The point being that this 3rd fire doesn’t change the Model S from a “safe” car into an “unsafe” car.
It may, however, appear to turn the car into an unsafe car, and perception beats reality. I think at this point Tesla is going to have to come up with an engineering solution and not try to explain it away. It seems to me that hitting road debris is more common than we realize, and the S with it's lower highway speed ride height and under car pack mounting may be more vulnerable to such events.
 
Nice post Dave.

Issue I think is that of an unknown if Model S is more prone to fire if it runs over metal objects. For ICEs to catch fire, the object must puncture the fuel line.

The big unknown is the general perception and how this situation is being addressed by tesla. Recalls and rework of the pack?

And lastly, tesla MUST address the production issues quickly. Keep telling the market that there is demand but no supply for 6 months is not a good execution. Get over Elon.
 
How do you come up with your percentages of occurrences?

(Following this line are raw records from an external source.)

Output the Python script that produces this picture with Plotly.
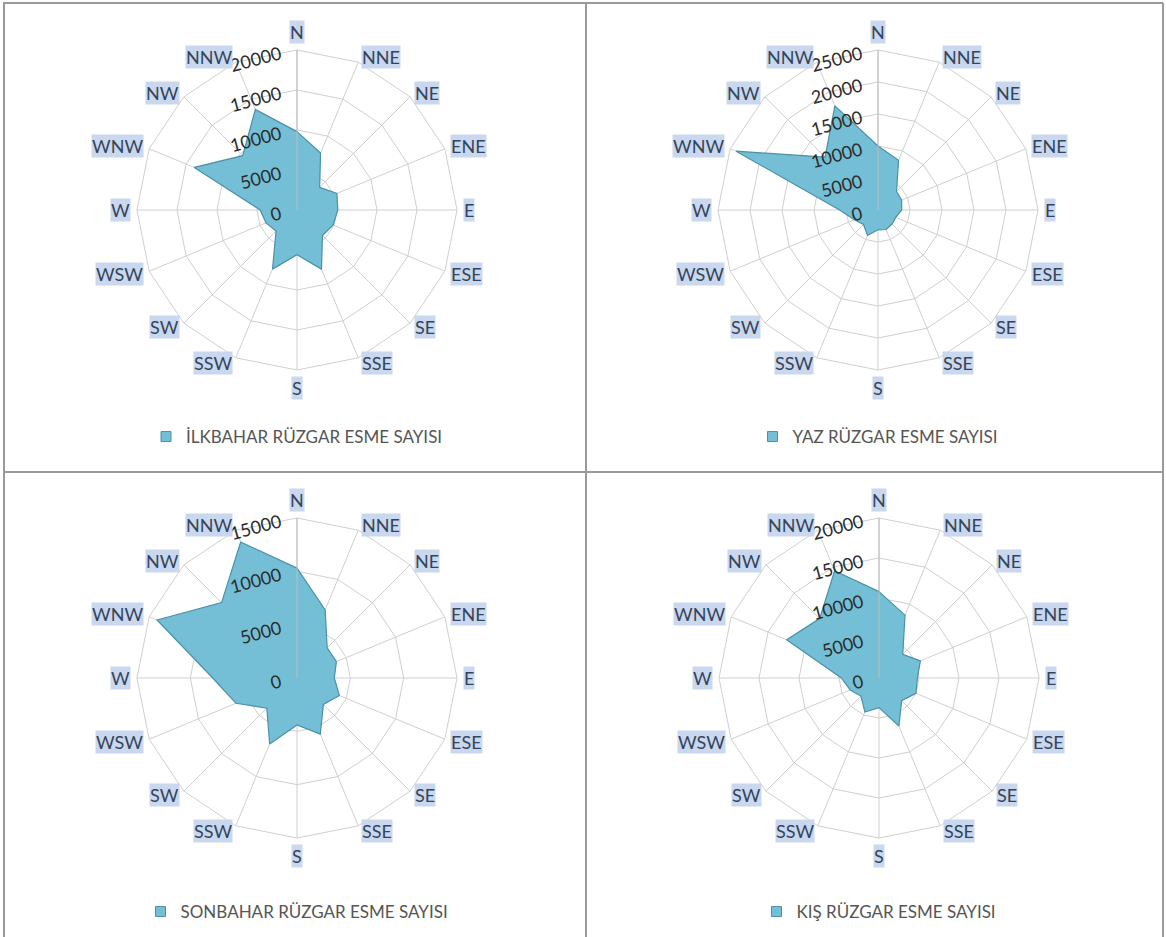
import math
import plotly.graph_objects as go

# Wind direction categories (16-point compass)
directions = ["N", "NNE", "NE", "ENE", "E", "ESE", "SE", "SSE",
              "S", "SSW", "SW", "WSW", "W", "WNW", "NW", "NNW"]

# Seasonal wind occurrence counts per direction
ilkbahar = [9800, 7700, 4000, 5400, 5100, 4900, 4500, 8000,
            5600, 8000, 3700, 4200, 4600, 13900, 9600, 13600]
yaz = [10000, 8400, 4100, 4000, 3700, 3000, 3100, 3300,
       3100, 4300, 3200, 4000, 6000, 24000, 11700, 17600]
sonbahar = [10300, 6900, 4000, 4000, 3500, 4300, 3500, 5700,
            4400, 6700, 4000, 6200, 7900, 14200, 10000, 13800]
kis = [10800, 8500, 4200, 5600, 4800, 5000, 4000, 6500,
       3700, 4600, 3200, 3900, 4700, 12500, 10500, 14500]

series_names = ["İLKBAHAR RÜZGAR ESME SAYISI", "YAZ RÜZGAR ESME SAYISI",
                "SONBAHAR RÜZGAR ESME SAYISI", "KIŞ RÜZGAR ESME SAYISI"]
series_values = [ilkbahar, yaz, sonbahar, kis]
axis_max = [20000, 25000, 15000, 20000]
radial_step = 5000

# Page geometry (pixels)
W, H = 1166, 937
R = 160
centers = [(297, 210), (878, 210), (297, 678), (879, 678)]
legend_y = [437, 437, 912, 912]

FILL = "#74bfd6"
EDGE = "#4a90a8"
GRID = "#cfcfcf"
LABEL_FONT = "Lato, Open Sans, sans-serif"

fig = go.Figure()
layout = dict(width=W, height=H, margin=dict(l=0, r=0, t=0, b=0),
              paper_bgcolor="white", plot_bgcolor="white",
              annotations=[], shapes=[])

for i, (name, vals, vmax, (cx, cy)) in enumerate(zip(series_names, series_values, axis_max, centers)):
    pid = "polar" if i == 0 else f"polar{i + 1}"
    lid = "legend" if i == 0 else f"legend{i + 1}"
    # filled radar polygon
    fig.add_trace(go.Scatterpolar(
        r=vals + vals[:1], theta=directions + directions[:1],
        mode="lines", fill="toself", fillcolor=FILL,
        line=dict(color=EDGE, width=1.2),
        name=name, subplot=pid, showlegend=False,
        hoverinfo="r+theta",
    ))
    # legend entry with a square swatch
    fig.add_trace(go.Scatterpolar(
        r=[None], theta=[None], mode="markers",
        marker=dict(symbol="square", size=10, color=FILL,
                    line=dict(color=EDGE, width=1)),
        name=name, subplot=pid, legend=lid, showlegend=True,
        hoverinfo="skip",
    ))
    layout[pid] = dict(
        domain=dict(x=[(cx - R) / W, (cx + R) / W],
                    y=[1 - (cy + R) / H, 1 - (cy - R) / H]),
        bgcolor="white",
        gridshape="linear",
        radialaxis=dict(range=[0, vmax], dtick=radial_step, tick0=0,
                        angle=90, side="counterclockwise", tickangle=75,
                        exponentformat="none", tickformat="d",
                        showline=True, linecolor="#bdbdbd", linewidth=1,
                        gridcolor=GRID, ticks="",
                        tickfont=dict(family=LABEL_FONT, size=18, color="#2b2b2b"),
                        layer="above traces"),
        angularaxis=dict(rotation=90, direction="clockwise",
                         categoryorder="array", categoryarray=directions,
                         showticklabels=False, ticks="",
                         gridcolor=GRID, linecolor=GRID, linewidth=1),
    )
    layout[lid] = dict(
        x=cx / W, y=1 - legend_y[i] / H, xanchor="center", yanchor="middle",
        orientation="h", bgcolor="rgba(0,0,0,0)",
        font=dict(family=LABEL_FONT, size=17, color="#555555"),
        itemwidth=30,
    )
    # Direction labels with highlighted background
    for k, d in enumerate(directions):
        ang = math.radians(k * 22.5)
        s, c = math.sin(ang), math.cos(ang)
        rr = 166
        px, py = cx + rr * s, cy - rr * c
        if s > 0.1:
            xa = "left"
        elif s < -0.1:
            xa = "right"
        else:
            xa = "center"
        if abs(s) < 0.1:
            ya = "bottom" if c > 0 else "top"
        else:
            ya = "middle"
        layout["annotations"].append(dict(
            x=px / W, y=1 - py / H, xref="paper", yref="paper",
            text=d, showarrow=False, xanchor=xa, yanchor=ya,
            font=dict(family=LABEL_FONT, size=18, color="#34445a"),
            bgcolor="#c9d8ee", borderpad=0,
        ))

# Panel frames
def hline(y, x0, x1):
    return dict(type="line", xref="paper", yref="paper",
                x0=x0 / W, x1=x1 / W, y0=1 - y / H, y1=1 - y / H,
                line=dict(color="#9a9a9a", width=2))

def vline(x, y0, y1):
    return dict(type="line", xref="paper", yref="paper",
                x0=x / W, x1=x / W, y0=1 - y0 / H, y1=1 - y1 / H,
                line=dict(color="#9a9a9a", width=2))

layout["shapes"] += [
    hline(3, 3, 1163), hline(472, 3, 1163),
    vline(4, 3, 937), vline(586, 3, 937), vline(1163, 3, 937),
]

fig.update_layout(**layout)
fig.write_html("out.html")
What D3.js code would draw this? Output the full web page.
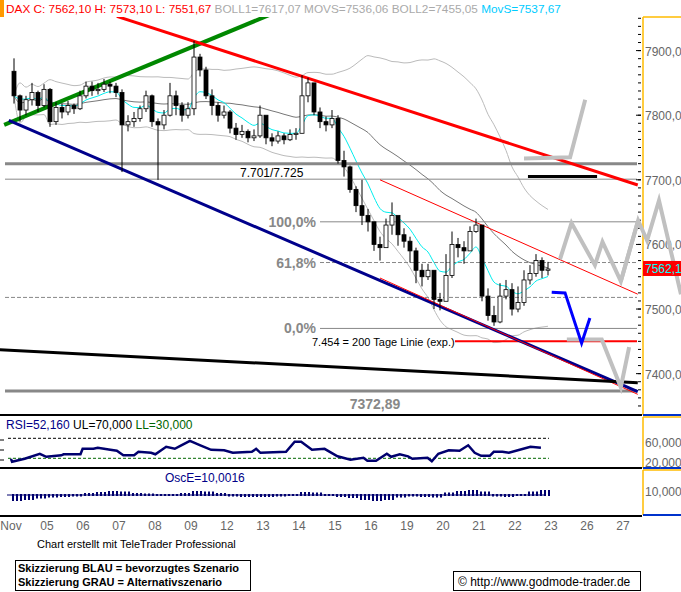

A lot of it is intuitive. I combine the following:
- I have in my head low valuations and high valuations of TSLA (ie., market cap) based on revenue expectations and multiples.
- I have in my head super low valuations and super high valuations of TSLA (ie., market cap) based on various scenarios.
- I come up with a trading range I think the stock could trade in based off of the latest figures (ie., earnings report, news, etc).
- I look at technical trends and sentiment.
- I look at various resistance levels.
- I try to probe into investor sentiment and how that will affect stock price.
- I'm aware at how analysts view and value the stock.
- I'm aware of how momentum traders view the stock at the time.
- etc.

All of these factors somehow make their way into my percentages/odds of various scenarios.
 
A lot of it is intuitive. I combine the following:
- I have in my head low valuations and high valuations of TSLA (ie., market cap) based on revenue expectations and multiples.
- I have in my head super low valuations and super high valuations of TSLA (ie., market cap) based on various scenarios.

Care to share your thoughts on Market cap valuations? My thoughts are that rev run rate is $2.5B.
Super lowing being 2x Revenues. Super high being 10x Revenues. Guess today we are 7x.
 
Great post Dave, and astute analysis as usual. Tell your wife there are many, many people who appreciate your work and we thank her for sharing you with us. :)

Thanks for the reminder on LEAPs as well. Certainly a viable strategy for many.

Keep up the great work.
 
Care to share your thoughts on Market cap valuations? My thoughts are that rev run rate is $2.5B.
Super lowing being 2x Revenues. Super high being 10x Revenues. Guess today we are 7x.

It would take more time than I have at the moment to fully explain my market cap valuations because there's a lot of scenarios I have in my head. That said a pure multiple of revenue is a very poor way to value Tesla in my opinion. You need to factor in market size, growth rate, competitive advantage, potential scale, gross margins, etc. to form a value(s) that investors are willing to give in exuberant times but also separate valuation(s) in case of pessimistic sentiment/mood.

Back in early August I shared an example of a valuation of TSLA of $20 to $30 billion with current numbers but considering an exuberant investor mood. See here, Long-Term Fundamentals of Tesla Motors (TSLA) - Page 25 . But I didn't share I also have the reverse valuation in my head, which would be a low valuation based off of pessimistic mood/sentiment. And those ranges get more specific in different scenarios.